The Bishop of Avila, Don Alvaro de Mendoza, visited the convent frequently, and was delighted with the fervour of its inmates. One day he brought with him a beautiful crucifix, which Teresa begged leave to show to the community. She had returned to the parlour and was talking to the Bishop, when the sound of voices singing led her to open the door leading into the cloister. A little procession had been formed by the novices, at the head of which marched the youngest postulant holding the crucifix aloft, and singing the litany of the Holy Name. Instead, however, of "Have mercy on us," they were chanting fervently, "Stay with us." The application was obvious, and Teresa was a little ashamed of her daughters, but the Bishop only laughed. Needless to say, the crucifix remained at St. Joseph's.
In the autumn of 1566 a holy missionary, Father Maldonado, came to see Teresa. He had just returned from the West Indies, and had sad tales to tell of the ignorance and vice of the natives. For some days after his departure the Saint could do nothing but pray to God to help these poor souls, that they might not be lost eternally. As she knelt weeping before the Tabernacle our Lord appeared and said to her, "Wait a little while, my daughter, and great things shall be revealed to you."
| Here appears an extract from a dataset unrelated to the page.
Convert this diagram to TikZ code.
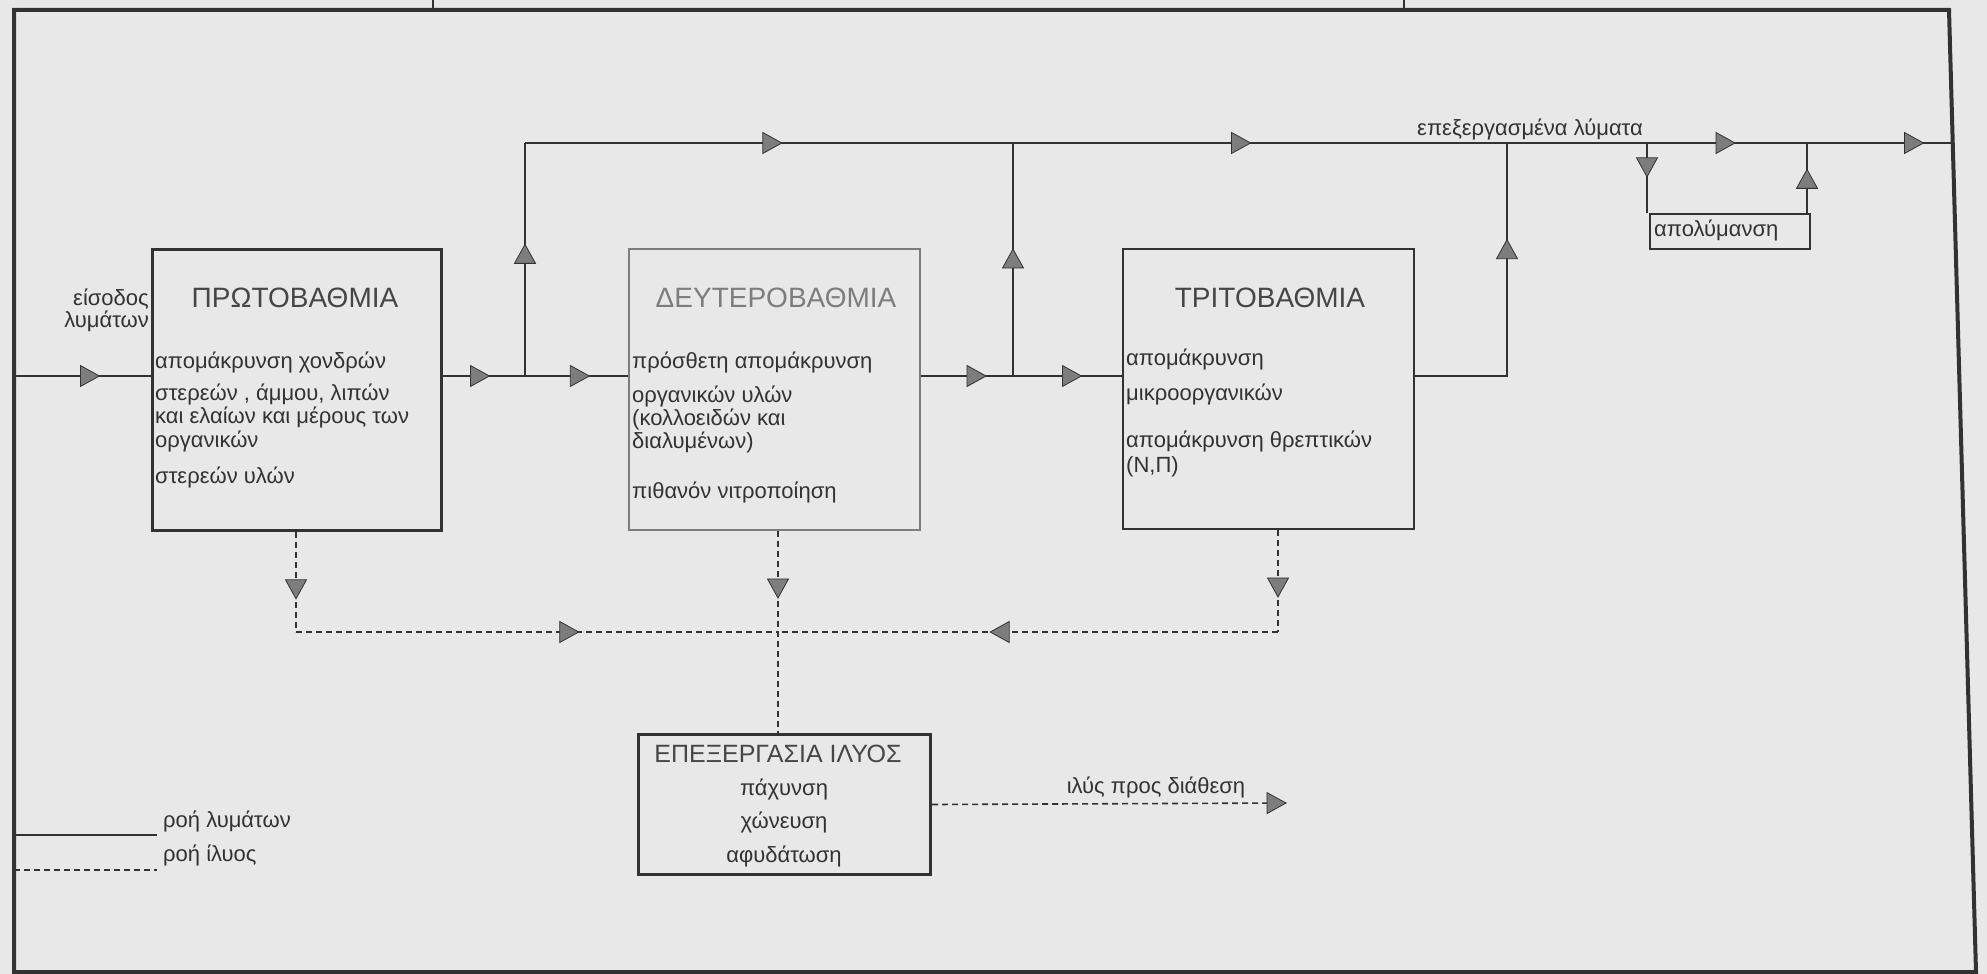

Six months later the Saint heard that Father John Baptist Rubeo, General of the Order of Mount Carmel, was on his way to Spain to visit the houses of his Order. She was not without fear that the General might disapprove of her reform and use his authority to order her to return to the Incarnation; so bidding her daughters pray, she sent him a humble invitation to visit St. Joseph's.
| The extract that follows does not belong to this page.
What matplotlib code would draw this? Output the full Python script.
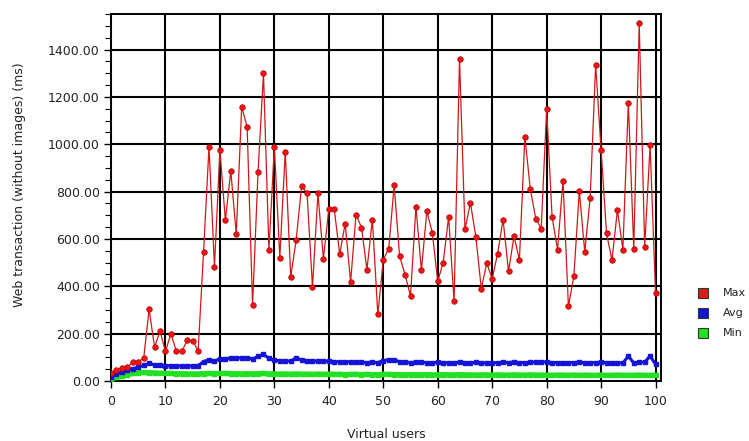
import numpy as np
import matplotlib
matplotlib.use("Agg")
import matplotlib.pyplot as plt
from matplotlib.ticker import MultipleLocator, FormatStrFormatter
from matplotlib.lines import Line2D

users = list(range(0, 101))

max_ms = [32, 45, 57, 58, 80, 82, 96, 302, 143, 211,
          125, 200, 125, 125, 172, 170, 127, 545, 990, 482,
          976, 679, 887, 620, 1159, 1072, 322, 881, 1300, 555,
          990, 521, 969, 439, 595, 823, 795, 397, 792, 517,
          726, 726, 535, 665, 418, 703, 648, 470, 682, 281,
          512, 559, 827, 527, 449, 359, 736, 467, 717, 627,
          421, 500, 693, 336, 1361, 640, 753, 609, 390, 498,
          432, 538, 682, 463, 611, 512, 1032, 810, 686, 644,
          1148, 693, 555, 846, 315, 443, 803, 545, 775, 1336,
          976, 623, 510, 722, 555, 1176, 559, 1512, 566, 997,
          371]

avg_ms = [16, 28, 40, 46, 52, 58, 66, 74, 68, 66,
          64, 65, 63, 64, 63, 64, 65, 82, 90, 84,
          94, 95, 96, 97, 98, 99, 92, 104, 112, 96,
          88, 86, 85, 84, 98, 88, 86, 84, 85, 83,
          84, 82, 81, 80, 82, 80, 79, 78, 79, 78,
          86, 90, 88, 82, 80, 78, 80, 79, 78, 77,
          79, 76, 78, 77, 80, 78, 77, 79, 77, 76,
          78, 77, 79, 78, 80, 78, 77, 79, 80, 81,
          80, 78, 77, 76, 77, 78, 79, 78, 77, 78,
          79, 77, 76, 77, 76, 105, 76, 80, 79, 106,
          70]

min_ms = [10, 15, 21, 27, 32, 35, 36, 35, 34, 33,
          32, 32, 31, 31, 30, 30, 30, 31, 32, 31,
          32, 32, 31, 31, 30, 31, 30, 31, 32, 30,
          30, 29, 30, 29, 30, 29, 29, 28, 29, 28,
          29, 28, 28, 27, 28, 28, 27, 28, 27, 27,
          28, 28, 27, 27, 26, 27, 27, 26, 27, 26,
          26, 27, 26, 26, 27, 26, 26, 25, 26, 26,
          25, 26, 25, 25, 26, 25, 25, 26, 25, 25,
          25, 24, 25, 25, 24, 25, 24, 25, 24, 24,
          25, 24, 24, 25, 24, 24, 24, 25, 24, 24,
          24]

series_names = ["Max", "Avg", "Min"]
colors = ["#e81616", "#1414d8", "#22e022"]

W, H = 749, 441
fig = plt.figure(figsize=(W / 100, H / 100), dpi=100)
ax = fig.add_axes([111 / W, 1 - 381 / H, (661 - 111) / W, (381 - 14) / H])

ax.plot(users, min_ms, color=colors[2], lw=3.8, marker="s", ms=2.5, zorder=3)
ax.plot(users, avg_ms, color=colors[1], lw=2.2, marker="s", ms=3, zorder=4)
ax.plot(users, max_ms, color="#d01818", lw=0.9, marker="o", ms=4,
        markerfacecolor=colors[0], markeredgecolor="#c00000",
        markeredgewidth=0.5, zorder=5)

ax.set_xlim(0, 101)
ax.set_ylim(0, 1550)
ax.xaxis.set_major_locator(MultipleLocator(10))
ax.yaxis.set_major_locator(MultipleLocator(200))
ax.yaxis.set_minor_locator(MultipleLocator(50))
ax.yaxis.set_major_formatter(FormatStrFormatter("%.2f"))
ax.grid(True, which="major", color="black", lw=1.5)
ax.set_axisbelow(True)
for s in ax.spines.values():
    s.set_color("black")
    s.set_linewidth(1.4)
ax.tick_params(axis="both", which="major", length=5, width=1, colors="black",
               labelsize=9, labelcolor="#222222")
ax.tick_params(axis="y", which="minor", length=4, width=0.8, colors="black")
ax.tick_params(axis="y", pad=3)
ax.tick_params(axis="x", pad=5)

fig.text(20 / W, 1 - 185 / H, "Web transaction (without images) (ms)",
         rotation=90, ha="center", va="center", fontsize=9, color="#222222")
fig.text(386 / W, 1 - 435 / H, "Virtual users", ha="center", va="center",
         fontsize=9, color="#222222")

# legend drawn by hand on the right side
for i, (name, c) in enumerate(zip(series_names, colors)):
    yy = 1 - (293 + 20 * i) / H
    fig.add_artist(Line2D([703 / W], [yy], marker="s", ms=7, color=c,
                          markeredgecolor="#333333", markeredgewidth=0.8,
                          linestyle="none"))
    fig.text(723 / W, yy, name, ha="left", va="center", fontsize=8,
             color="#222222")

fig.savefig("out.png", dpi=100)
Now the General, who was a wise and holy man, had come to Spain at the request of the King, with the intention of introducing certain reforms among the Spanish Carmelites. At St. Joseph's he found all he had dreamed of and more—the very spirit of Carmel in all its ancient integrity. It was the desire of his heart., he said to Teresa, that such a seed should take root and spread; it was the very realization of all his hopes. Amongst the houses of the Mitigated Rule he found little zeal for reform, and returned frequently during the time of his stay in Spain to talk over difficulties and discuss plans with the Saint. His wish was that she should found other convents of the Primitive Rule, holding their authority straight from the Generals of the Order, and this he gave her leave to do in any places in the province of Castile where the Ordinary of the diocese would give permission.
Don Alvaro de Mendoza, the Bishop, was very anxious to found houses of the Primitive Rule for men also, but here the General hesitated. The time, he said, was not quite ripe for such an undertaking; it would come later. Ile had already set out on his return journey to Rome when he received a message from Teresa earnestly begging that he would grant the Bishop's request. To her he could refuse nothing. Permission was therefore given to found two monasteries of the Primitive Rule for men on the condition that the Provincial gave his consent.